Altan Erkekli benim için bugüne kadar hep “Cemal Kozan” oldu. Dev oyunculuğuna “Bir İstanbul Masalı’nda vurulmuş ve ondan sonra izlediğim bütün dizi ve filmlerinde onun etkisinde kalmıştım. Ancak ilk izlenimim “Erol Taş görünümlü Münir Özkul yürekli” Münir Yeşil’in benim gönlümde yepyeni bir köşe edineceği…
İlk fragman, Cengiz Erdoğan ve Altan Erkekli dışında diğer oyuncularla ilgili net izlenim edinmeme imkân vermedi ama ucundan kıyısından anlayabildiğim yine çok başarılı bir Gül Onat izleyeceğiz.

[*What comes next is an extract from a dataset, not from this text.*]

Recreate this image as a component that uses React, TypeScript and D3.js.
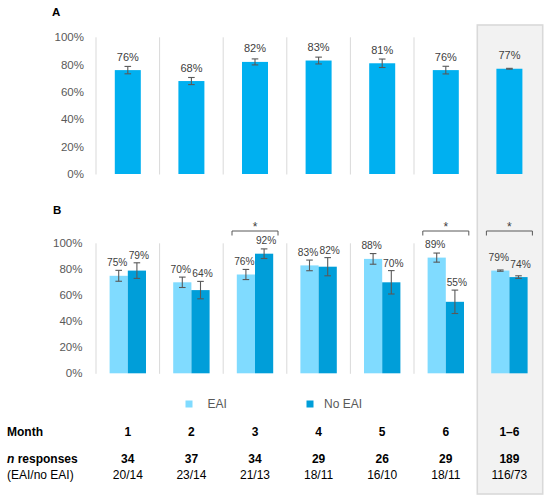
import React from "react";
import * as d3 from "d3";

const months = ["1", "2", "3", "4", "5", "6", "1–6"];
const totalRate = [76, 68, 82, 83, 81, 76, 77];
const totalErr = [2.7, 2.6, 2.2, 2.5, 3.1, 2.8, 0.3];
const eaiRate = [75, 70, 76, 83, 88, 89, 79];
const eaiErr = [4.2, 4.0, 3.9, 4.1, 4.1, 3.5, 0.5];
const noEaiRate = [79, 64, 92, 82, 70, 55, 74];
const noEaiErr = [6.0, 6.7, 3.7, 7.0, 9.0, 9.0, 1.0];
const significant = [false, false, true, false, false, true, true];
const nResponses = ["34", "37", "34", "29", "26", "29", "189"];
const nSplit = ["20/14", "23/14", "21/13", "18/11", "16/10", "18/11", "116/73"];
const yTicks = [0, 20, 40, 60, 80, 100];
const groups = ["EAI", "No EAI"];

const W = 550;
const H = 501;
const FONT = "'Liberation Sans', Arial, sans-serif";
const COL_A = "#00B0F0";
const COL_EAI = "#80DBFF";
const COL_NO = "#009ED9";
const GRID = "#D9D9D9";
const ERR = "#595959";
const TXT = "#595959";

const x = d3.scaleBand<string>().domain(months).range([96, 541.2]).padding(0);
const sub = d3.scaleBand<string>().domain(groups).range([-18.2, 18.2]).padding(0);
const yA = d3.scaleLinear().domain([0, 100]).range([174, 37.3]);
const yB = d3.scaleLinear().domain([0, 100]).range([373.3, 243.3]);

function ErrBar({ cx, y, lo, hi }: { cx: number; y: d3.ScaleLinear<number, number>; lo: number; hi: number }) {
  const cap = 3.3;
  return (
    <g stroke={ERR} strokeWidth={1.1}>
      <line x1={cx} x2={cx} y1={y(lo)} y2={y(hi)} />
      <line x1={cx - cap} x2={cx + cap} y1={y(lo)} y2={y(lo)} />
      <line x1={cx - cap} x2={cx + cap} y1={y(hi)} y2={y(hi)} />
    </g>
  );
}

function labelY(y: d3.ScaleLinear<number, number>, v: number, e: number) {
  return Math.min(y(v) - 9.5, y(v + e) - 4);
}

export default function App() {
  const bw = x.bandwidth();
  const last = months[months.length - 1];
  return (
    <svg
      width={W}
      height={H}
      viewBox={`0 0 ${W} ${H}`}
      style={{ position: "absolute", left: 0, top: 0, background: "#fff", fontFamily: FONT }}
    >
      <rect width={W} height={H} fill="#fff" />
      {/* highlighted 1–6 box */}
      <rect
        x={(x(last) as number) - 0.3}
        y={25}
        width={bw + 1.8}
        height={469}
        fill="#F2F2F2"
        stroke={GRID}
        strokeWidth={1.6}
      />

      {/* Panel labels */}
      <text x={52} y={16} fontSize={11.5} fontWeight="bold" fill="#000">A</text>
      <text x={53} y={214} fontSize={11.5} fontWeight="bold" fill="#000">B</text>

      {/* separators */}
      {months.slice(0, 6).map((m) => (
        <g key={"sep" + m} stroke={GRID} strokeWidth={1}>
          <line x1={x(m)} x2={x(m)} y1={yA(100)} y2={yA(0) + 0.5} />
          <line x1={x(m)} x2={x(m)} y1={yB(100)} y2={yB(0) + 0.5} />
        </g>
      ))}

      {/* y tick labels */}
      {yTicks.map((t) => (
        <g key={"t" + t} fontSize={11.5} fill={TXT} textAnchor="end">
          <text x={84} y={yA(t)} dy="0.36em">{t}%</text>
          <text x={82.5} y={yB(t)} dy="0.36em">{t}%</text>
        </g>
      ))}

      {/* Panel A bars */}
      {months.map((m, i) => {
        const cx = (x(m) as number) + bw / 2;
        const v = totalRate[i];
        const e = totalErr[i];
        return (
          <g key={"a" + m}>
            <rect x={cx - 13} y={yA(v)} width={26} height={yA(0) - yA(v)} fill={COL_A} />
            <ErrBar cx={cx} y={yA} lo={v - e} hi={v + e} />
            <text x={cx} y={labelY(yA, v, e)} fontSize={11} fill="#404040" textAnchor="middle">
              {v}%
            </text>
          </g>
        );
      })}

      {/* Panel B bars */}
      {months.map((m, i) => {
        const c = (x(m) as number) + bw / 2;
        const series = [
          { g: groups[0], v: eaiRate[i], e: eaiErr[i], col: COL_EAI, dx: -1.5 },
          { g: groups[1], v: noEaiRate[i], e: noEaiErr[i], col: COL_NO, dx: 2 },
        ];
        return (
          <g key={"b" + m}>
            {series.map((s) => {
              const x0 = c + (sub(s.g) as number);
              const cx = x0 + sub.bandwidth() / 2;
              return (
                <g key={s.g}>
                  <rect x={x0} y={yB(s.v)} width={sub.bandwidth()} height={yB(0) - yB(s.v)} fill={s.col} />
                  <ErrBar cx={cx} y={yB} lo={s.v - s.e} hi={s.v + s.e} />
                  <text
                    x={cx + s.dx}
                    y={labelY(yB, s.v, s.e)}
                    fontSize={10.2}
                    fill="#404040"
                    textAnchor="middle"
                  >
                    {s.v}%
                  </text>
                </g>
              );
            })}
            {significant[i] && (
              <g>
                <path
                  d={`M${c - 23},235.5 V231 H${c + 23} V235.5`}
                  fill="none"
                  stroke={ERR}
                  strokeWidth={1}
                />
                <text x={c} y={230.5} fontSize={12} fill="#404040" textAnchor="middle">*</text>
              </g>
            )}
          </g>
        );
      })}

      {/* Legend */}
      <g fontSize={12} fill={TXT}>
        <rect x={185.5} y={400.5} width={7} height={7} fill={COL_EAI} />
        <text x={207.5} y={408}>EAI</text>
        <rect x={306.5} y={400.5} width={7} height={7} fill={COL_NO} />
        <text x={324} y={408}>No EAI</text>
      </g>

      {/* Table */}
      <g fontSize={12} fill="#000">
        <text x={7} y={436} fontWeight="bold">Month</text>
        <text x={7} y={462.5} fontWeight="bold">
          <tspan fontStyle="italic">n</tspan> responses
        </text>
        <text x={7} y={479}>(EAI/no EAI)</text>
        {months.map((m, i) => {
          const cx = (x(m) as number) + bw / 2;
          return (
            <g key={"tb" + m} textAnchor="middle">
              <text x={cx} y={436} fontWeight="bold">{m}</text>
              <text x={cx} y={462.5} fontWeight="bold">{nResponses[i]}</text>
              <text x={cx} y={479}>{nSplit[i]}</text>
            </g>
          );
        })}
      </g>
    </svg>
  );
}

Dizinin komedi ayağı, başta Cengiz Bozkurt ve diğer isimlerle sağlanırken romantizm boyutu da Itır ve Tarık yani Selen Soyder ve Can Yaman’la yürütülecek sanırım. Selen Soyder’i daha önce Lale Devri ve Reaksiyon’da izlemiş, hele Reaksiyon’da çok beğenmiştim. Can Yaman içinse konuşmama bile gerek yok. Bilenler bilir, onun oyunculuğuna ne denli hayran olduğumu. İlk tanıtımda ancak bir iki sahnede görebildim gerçi onları ama yine ilk izlenimim iyi bir ikili ortaya çıkacağı yolunda.
Yeşilçam filmlerinin hareketli ve kalabalık sahneleri, bol renkliliği “Hangimiz Sevmedik”te de korunmuş görünüyor. Durağan, ritmi düşük, karanlık bir dizi izlemeyeceğiz diye düşünüyorum.

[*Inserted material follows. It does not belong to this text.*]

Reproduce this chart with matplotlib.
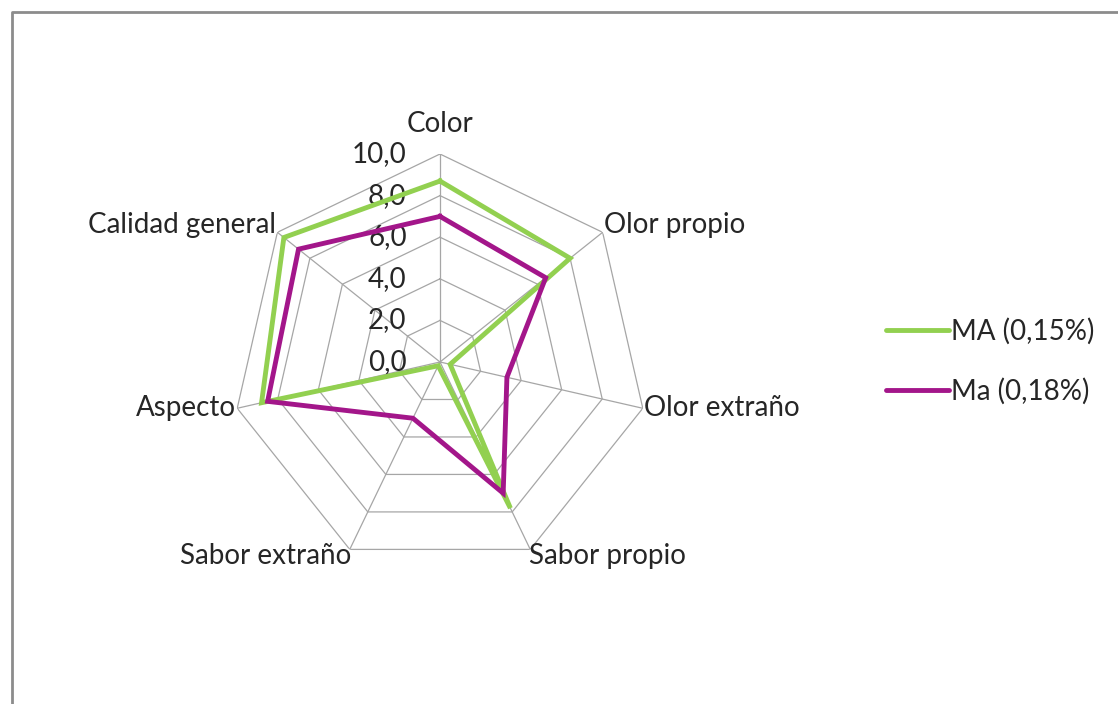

Bütün bunlar ilk tespit elbette, diğer tanıtımları hatta ilk bölümü izlemeden ne denli doğru oldukları da tartışılır. Yine de bütün sevimliğine karşın Yeşilçam filmlerinin bir özelliği vardır ki bana göre ciddi bir eksidir. O da bu filmlerde karakterlerin değil tiplerin olmasıdır. Şöyle bir düşünelim: zengin, kötü kalpli baba; fakir ama yüreği temiz bir başka baba; çocukları için saçını süpürge eden anne; zengin kız, fakir delikanlı, her şeyi birbirine katan iyi niyetli ama beceriksiz erkek kardeş/ arkadaş vs… Bütün bunlar o dönem koşullarında ( henüz karakter sineması Türkiye’ye girmediğinden) hele de yazlık sinemalarda çekirdek çitlerken keyifle izlenen ve kim oynarsa oynasın büyük değişikliği olmayan ama halkın sevdiği kahramanlar… Oysa bugün işler biraz değişik, komedi de olsa izleyici tip değil karakter arıyor. Benzerlerinden farklılığı çizilmiş, oyuncuya rolü esnetebilme imkânı sağlanmış, herkesin değil sadece bir oyuncunun canlandırabileceği farklı kimlikler istiyoruz. Bütün bunları niye söyledim? Tek bir endişem var da ondan: Yeşilçam’ı hatırlatan bir dizi yaratan senaristler, umarım ki tip değil karakter yaratmış olsunlar. O zaman bence televizyon tarihinin efsane dizilerinden biri olan İkinci Bahar tadında unutulmaz bir dizi çıkacak ortaya.
Bunu elbette fragmandan anlamak imkânsız o yüzden şimdiden duaya başlıyorum ben. Bütün oyuncular için bunu çok arzu ederim ama özellikle Can Yaman; rolü küçük dokunuşlarla özgünleştirmesiyle, kendi üslubunu katmasıyla benim için çok özel bir oyuncu. Yine, yine ve yine o bambaşka oyunculuğu doya doya izlemek istiyorum çünkü. Dilerim; bütün oyuncuların kendi alanlarını açabildikleri, yepyeni unutulmaz karakterler yaratabildikleri, bayılarak izleyeceğimiz dizilerden biri olsun Hangimiz Sevmedik.